Quantization is a technique designed to reduce the memory footprint and computational cost of large machine learning models by representing weights and/or activations with lower-precision data types, such as 8-bit integers (int8), instead of 32-bit floating-point (float32). This leads to smaller model sizes (e.g., int8 models being approximately 4 times smaller than float32), faster inference due to specialized hardware instructions for lower-precision operations, and reduced energy consumption. The primary trade-off is between efficiency and accuracy, as reducing precision introduces quantization noise, which must be minimized to preserve model performance.

The core of quantization involves mapping a range of float32 values to a smaller range represented by a lower-precision integer type, typically $[-128, 127]$ for int8. This mapping is primarily performed through affine quantization.

Affine Quantization Schemes:
This method identifies the minimum ($val_{min}$) and maximum ($val_{max}$) values in a float32 tensor and maps this range to the target integer range ($[q_{min}, q_{max}]$). There are two main approaches:

• Symmetric Quantization: Assumes the float32 range is symmetric around zero (e.g., $[-a, a]$), mapping it symmetrically to the integer range (e.g., $[-127, 127]$). In this scheme, $0.0$ maps directly to the int8 value $0$, and it requires only a single parameter: the scale ($S$).
• Asymmetric (Affine) Quantization: Does not assume symmetry and maps the exact float32 range $[val_{min}, val_{max}]$ to the full int8 range like $[-128, 127]$. This method requires two parameters: a scale ($S$) and a zero-point ($Z$).

The formulas for these parameters are:

• Scale ($S$): A positive float32 number representing the ratio between the float32 and int8 ranges.

$$S = \frac{val_{max} - val_{min}}{q_{max} - q_{min}}$$

• Zero-point ($Z$): An int8 value that corresponds to the float32 value $0.0$. In symmetric quantization, $Z$ is typically fixed at $0$.

$$Z = q_{min} - \text{round}\left(\frac{val_{min}}{S}\right)$$
Given these parameters, a float32 value $x$ can be quantized to an int8 value $q$ using:
$$q = \text{round}\left(\frac{x}{S} + Z\right)$$
Conversely, an int8 value $q$ can be dequantized back to an approximate float32 value $x$:
$$x \approx S \cdot (q - Z)$$
During inference, computations like matrix multiplication are performed using the quantized int8 values, with results often accumulated in a higher-precision type (e.g., int32) before dequantization for subsequent layers.

Quantization Data Types Beyond int8:

• int4: Further reduces model size and memory usage by half compared to int8. It applies the same affine or symmetric principles, mapping float32 to 16 possible values (e.g., $[-8, 7]$ for signed int4).

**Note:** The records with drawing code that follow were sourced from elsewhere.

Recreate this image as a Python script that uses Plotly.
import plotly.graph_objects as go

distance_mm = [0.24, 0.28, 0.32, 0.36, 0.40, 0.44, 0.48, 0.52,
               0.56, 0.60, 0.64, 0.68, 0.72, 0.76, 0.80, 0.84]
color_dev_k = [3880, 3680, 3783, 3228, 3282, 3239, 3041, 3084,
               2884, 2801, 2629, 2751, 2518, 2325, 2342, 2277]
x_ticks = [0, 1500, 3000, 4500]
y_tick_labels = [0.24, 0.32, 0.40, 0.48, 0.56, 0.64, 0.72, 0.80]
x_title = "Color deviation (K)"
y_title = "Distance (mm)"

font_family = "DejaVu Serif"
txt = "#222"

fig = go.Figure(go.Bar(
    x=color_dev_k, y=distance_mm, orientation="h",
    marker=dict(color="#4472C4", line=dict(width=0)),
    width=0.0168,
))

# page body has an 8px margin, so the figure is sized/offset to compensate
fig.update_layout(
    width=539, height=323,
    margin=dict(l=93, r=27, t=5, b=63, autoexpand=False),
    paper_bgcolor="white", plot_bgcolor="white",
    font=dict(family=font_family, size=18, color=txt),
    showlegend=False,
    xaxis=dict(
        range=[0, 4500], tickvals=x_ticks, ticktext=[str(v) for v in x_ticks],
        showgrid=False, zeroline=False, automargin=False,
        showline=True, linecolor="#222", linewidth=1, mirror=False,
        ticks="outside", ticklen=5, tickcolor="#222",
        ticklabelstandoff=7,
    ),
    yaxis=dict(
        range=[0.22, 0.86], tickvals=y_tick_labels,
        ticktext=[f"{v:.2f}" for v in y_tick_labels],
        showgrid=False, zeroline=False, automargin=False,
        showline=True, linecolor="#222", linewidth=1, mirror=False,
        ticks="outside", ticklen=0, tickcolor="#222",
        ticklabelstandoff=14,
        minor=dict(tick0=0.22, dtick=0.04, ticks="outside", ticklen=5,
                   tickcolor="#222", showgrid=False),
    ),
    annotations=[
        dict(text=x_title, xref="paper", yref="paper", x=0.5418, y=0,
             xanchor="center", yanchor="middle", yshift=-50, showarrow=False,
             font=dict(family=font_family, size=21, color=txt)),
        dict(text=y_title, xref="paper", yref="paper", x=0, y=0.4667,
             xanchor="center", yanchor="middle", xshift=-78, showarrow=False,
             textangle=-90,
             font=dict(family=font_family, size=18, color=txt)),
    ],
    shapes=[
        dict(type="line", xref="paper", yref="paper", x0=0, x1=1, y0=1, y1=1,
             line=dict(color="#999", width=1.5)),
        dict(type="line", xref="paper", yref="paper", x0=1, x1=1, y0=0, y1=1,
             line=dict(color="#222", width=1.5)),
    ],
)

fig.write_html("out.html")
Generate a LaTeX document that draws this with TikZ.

Due to hardware limitations, int4 values are typically combined through weight packing, where two int4 values are stored in a single int8 byte.
• 8-bit Floating-Point (FP8): Offers an alternative to integer quantization by retaining the floating-point structure (sign, exponent, mantissa) with fewer bits. Two common variants exist:
  • E4M3: 1 sign bit, 4 exponent bits, 3 mantissa bits; offers higher precision but a smaller dynamic range.
  • E5M2: 1 sign bit, 5 exponent bits, 2 mantissa bits; offers a wider dynamic range but lower precision.

FP8 is utilized in schemes like A8W8 (quantizing both activations and weights to 8-bit precision) and requires specific hardware capabilities (e.g., NVIDIA H100/H200/B100, AMD Instinct MI300 series) for efficient computation.

Granularity:
Quantization parameters ($S$ and $Z$) can be calculated with different granularities:

• Per-Tensor: A single set of $S$ and $Z$ is computed for the entire tensor. Simpler but less accurate if value distributions within the tensor are broad.
• Per-Channel (or Per-Group/Block): Separate $S$ and $Z$ values are computed for each channel, group, or block within a tensor. This approach is more accurate and generally leads to better performance at the cost of slightly increased complexity and metadata memory.

Quantization Techniques:

• Post-Training Quantization (PTQ): Quantization is applied to a model *after* it has been fully trained in full precision. It's simpler to implement but may result in a larger accuracy degradation.
• Quantization-Aware Training (QAT): Quantization effects are simulated *during* the training process by inserting "fake quantization" operations. These operations simulate the rounding errors of quantization, allowing the model to adapt to and mitigate these errors. QAT typically yields better accuracy, especially at lower bit-widths, as the model "learns" to be robust to quantization.

In the Transformers library, quantization is integrated through a unified HfQuantizer API and QuantizationConfig classes, supporting various backends (e.g., bitsandbytes, torchao, compressed-tensors). The general workflow involves choosing a suitable quantization method and either loading a pre-quantized model or applying a specific quantization method to a float32/float16/bfloat16 model using QuantizationConfig.